## BEGIN RECORDS FOR PROCESSING

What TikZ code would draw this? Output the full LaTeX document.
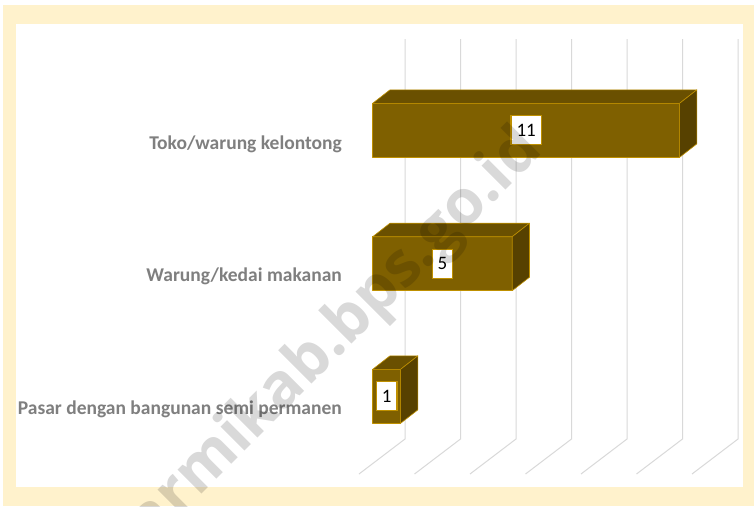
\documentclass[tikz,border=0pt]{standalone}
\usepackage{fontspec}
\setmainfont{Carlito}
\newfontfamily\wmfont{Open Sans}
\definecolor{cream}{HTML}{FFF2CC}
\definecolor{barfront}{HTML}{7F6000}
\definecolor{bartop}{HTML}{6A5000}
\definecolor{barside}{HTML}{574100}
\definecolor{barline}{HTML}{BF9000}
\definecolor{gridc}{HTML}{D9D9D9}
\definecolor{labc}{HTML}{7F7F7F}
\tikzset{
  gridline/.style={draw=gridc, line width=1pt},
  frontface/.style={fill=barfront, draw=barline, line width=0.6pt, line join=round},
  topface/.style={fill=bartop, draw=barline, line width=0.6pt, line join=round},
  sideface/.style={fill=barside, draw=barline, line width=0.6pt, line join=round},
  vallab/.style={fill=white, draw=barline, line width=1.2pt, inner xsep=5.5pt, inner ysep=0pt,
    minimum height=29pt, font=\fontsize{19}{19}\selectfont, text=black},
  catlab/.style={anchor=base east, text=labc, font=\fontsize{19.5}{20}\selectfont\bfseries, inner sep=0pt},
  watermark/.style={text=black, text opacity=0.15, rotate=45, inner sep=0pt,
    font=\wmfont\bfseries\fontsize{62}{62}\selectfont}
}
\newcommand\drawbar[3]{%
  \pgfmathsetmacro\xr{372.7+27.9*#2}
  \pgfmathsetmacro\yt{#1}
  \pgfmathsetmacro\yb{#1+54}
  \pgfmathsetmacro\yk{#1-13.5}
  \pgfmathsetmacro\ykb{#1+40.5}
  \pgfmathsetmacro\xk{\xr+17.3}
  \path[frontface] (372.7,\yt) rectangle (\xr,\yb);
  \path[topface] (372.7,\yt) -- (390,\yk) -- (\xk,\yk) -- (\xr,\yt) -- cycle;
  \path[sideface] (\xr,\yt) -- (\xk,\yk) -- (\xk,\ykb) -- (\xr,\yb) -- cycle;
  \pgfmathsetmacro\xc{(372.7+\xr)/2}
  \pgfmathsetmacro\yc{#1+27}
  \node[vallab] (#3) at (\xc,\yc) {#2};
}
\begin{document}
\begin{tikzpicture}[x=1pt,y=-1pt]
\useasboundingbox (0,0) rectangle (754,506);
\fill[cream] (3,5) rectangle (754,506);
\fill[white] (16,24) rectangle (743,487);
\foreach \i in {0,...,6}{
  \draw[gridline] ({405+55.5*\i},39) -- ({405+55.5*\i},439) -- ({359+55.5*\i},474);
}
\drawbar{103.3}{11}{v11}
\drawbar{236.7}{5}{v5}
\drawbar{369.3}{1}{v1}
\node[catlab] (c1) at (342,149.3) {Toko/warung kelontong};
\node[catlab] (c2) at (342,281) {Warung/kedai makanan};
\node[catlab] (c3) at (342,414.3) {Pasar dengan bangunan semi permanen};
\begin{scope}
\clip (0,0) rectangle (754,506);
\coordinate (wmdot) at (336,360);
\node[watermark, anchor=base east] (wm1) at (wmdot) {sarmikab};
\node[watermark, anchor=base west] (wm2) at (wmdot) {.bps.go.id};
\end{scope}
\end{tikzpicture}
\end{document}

## END RECORDS FOR PROCESSING
## BEGIN RECORDS FOR PROCESSING

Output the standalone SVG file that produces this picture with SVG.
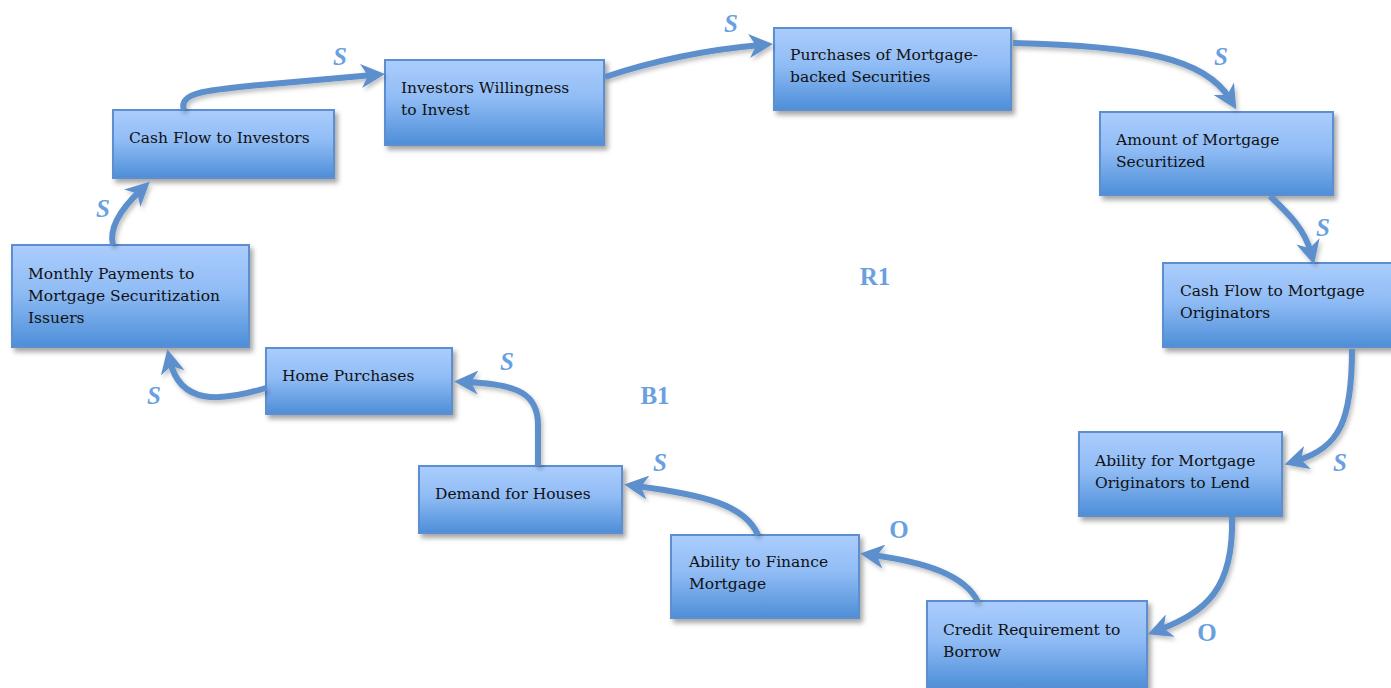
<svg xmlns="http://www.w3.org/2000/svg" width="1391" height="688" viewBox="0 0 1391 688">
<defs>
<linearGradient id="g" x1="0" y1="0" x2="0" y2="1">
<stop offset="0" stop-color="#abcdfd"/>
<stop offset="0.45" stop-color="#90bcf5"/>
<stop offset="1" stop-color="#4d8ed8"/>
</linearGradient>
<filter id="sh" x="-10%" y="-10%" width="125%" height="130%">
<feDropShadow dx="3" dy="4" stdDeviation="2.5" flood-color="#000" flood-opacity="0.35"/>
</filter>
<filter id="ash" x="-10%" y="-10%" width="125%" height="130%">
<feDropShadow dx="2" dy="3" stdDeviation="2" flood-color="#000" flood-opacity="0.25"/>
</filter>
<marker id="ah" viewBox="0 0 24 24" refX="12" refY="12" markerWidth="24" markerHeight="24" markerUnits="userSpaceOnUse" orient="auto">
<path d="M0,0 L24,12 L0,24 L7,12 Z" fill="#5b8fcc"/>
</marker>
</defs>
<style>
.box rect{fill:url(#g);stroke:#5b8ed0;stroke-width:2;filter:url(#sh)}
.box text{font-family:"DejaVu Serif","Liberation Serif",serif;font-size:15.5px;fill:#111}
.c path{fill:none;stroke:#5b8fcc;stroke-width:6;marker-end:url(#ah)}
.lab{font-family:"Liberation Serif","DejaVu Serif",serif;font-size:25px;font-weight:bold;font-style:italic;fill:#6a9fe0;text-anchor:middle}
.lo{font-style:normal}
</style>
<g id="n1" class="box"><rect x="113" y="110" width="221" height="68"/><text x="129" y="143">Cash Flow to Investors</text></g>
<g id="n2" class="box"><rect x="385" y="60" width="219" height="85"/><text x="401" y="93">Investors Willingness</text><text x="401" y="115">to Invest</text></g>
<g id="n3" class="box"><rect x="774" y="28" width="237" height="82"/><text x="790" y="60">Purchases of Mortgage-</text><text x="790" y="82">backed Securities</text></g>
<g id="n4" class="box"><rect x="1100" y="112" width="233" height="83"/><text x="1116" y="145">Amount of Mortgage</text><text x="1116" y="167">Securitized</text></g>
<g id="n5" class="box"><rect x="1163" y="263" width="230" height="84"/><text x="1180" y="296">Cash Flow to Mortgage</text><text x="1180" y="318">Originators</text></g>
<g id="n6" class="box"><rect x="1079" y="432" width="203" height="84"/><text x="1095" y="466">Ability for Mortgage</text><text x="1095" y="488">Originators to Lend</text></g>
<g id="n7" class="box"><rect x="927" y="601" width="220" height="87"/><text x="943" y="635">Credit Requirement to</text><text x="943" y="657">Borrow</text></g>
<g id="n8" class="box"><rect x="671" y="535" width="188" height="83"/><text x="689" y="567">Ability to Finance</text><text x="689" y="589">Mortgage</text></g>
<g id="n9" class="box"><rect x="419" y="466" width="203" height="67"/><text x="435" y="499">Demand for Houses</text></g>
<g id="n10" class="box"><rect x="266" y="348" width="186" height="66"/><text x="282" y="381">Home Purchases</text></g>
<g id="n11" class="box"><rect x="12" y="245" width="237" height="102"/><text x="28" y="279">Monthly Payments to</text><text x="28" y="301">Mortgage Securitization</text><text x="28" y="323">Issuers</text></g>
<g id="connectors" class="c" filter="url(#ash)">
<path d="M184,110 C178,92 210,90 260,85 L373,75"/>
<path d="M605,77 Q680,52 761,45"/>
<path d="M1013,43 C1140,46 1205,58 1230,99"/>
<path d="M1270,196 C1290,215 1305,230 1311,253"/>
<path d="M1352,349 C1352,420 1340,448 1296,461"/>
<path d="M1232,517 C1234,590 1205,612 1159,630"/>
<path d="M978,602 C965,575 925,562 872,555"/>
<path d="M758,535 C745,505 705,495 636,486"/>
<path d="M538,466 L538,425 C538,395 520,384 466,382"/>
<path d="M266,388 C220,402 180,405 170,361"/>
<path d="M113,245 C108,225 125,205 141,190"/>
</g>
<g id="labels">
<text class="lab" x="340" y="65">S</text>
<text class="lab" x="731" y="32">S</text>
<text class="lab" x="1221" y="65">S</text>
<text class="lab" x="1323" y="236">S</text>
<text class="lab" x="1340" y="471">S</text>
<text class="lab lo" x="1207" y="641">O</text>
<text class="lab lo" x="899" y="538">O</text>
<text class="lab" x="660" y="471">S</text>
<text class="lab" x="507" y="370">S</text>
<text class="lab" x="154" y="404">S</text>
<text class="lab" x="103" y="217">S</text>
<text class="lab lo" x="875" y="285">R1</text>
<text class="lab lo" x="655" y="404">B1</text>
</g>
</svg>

## END RECORDS FOR PROCESSING

**WRITTEN PROBLEM**
Your task is to list each line of the records with the word "this".

**TASK RESULT**
What TikZ code would draw this? Output the full LaTeX document.
Output the standalone SVG file that produces this picture with SVG.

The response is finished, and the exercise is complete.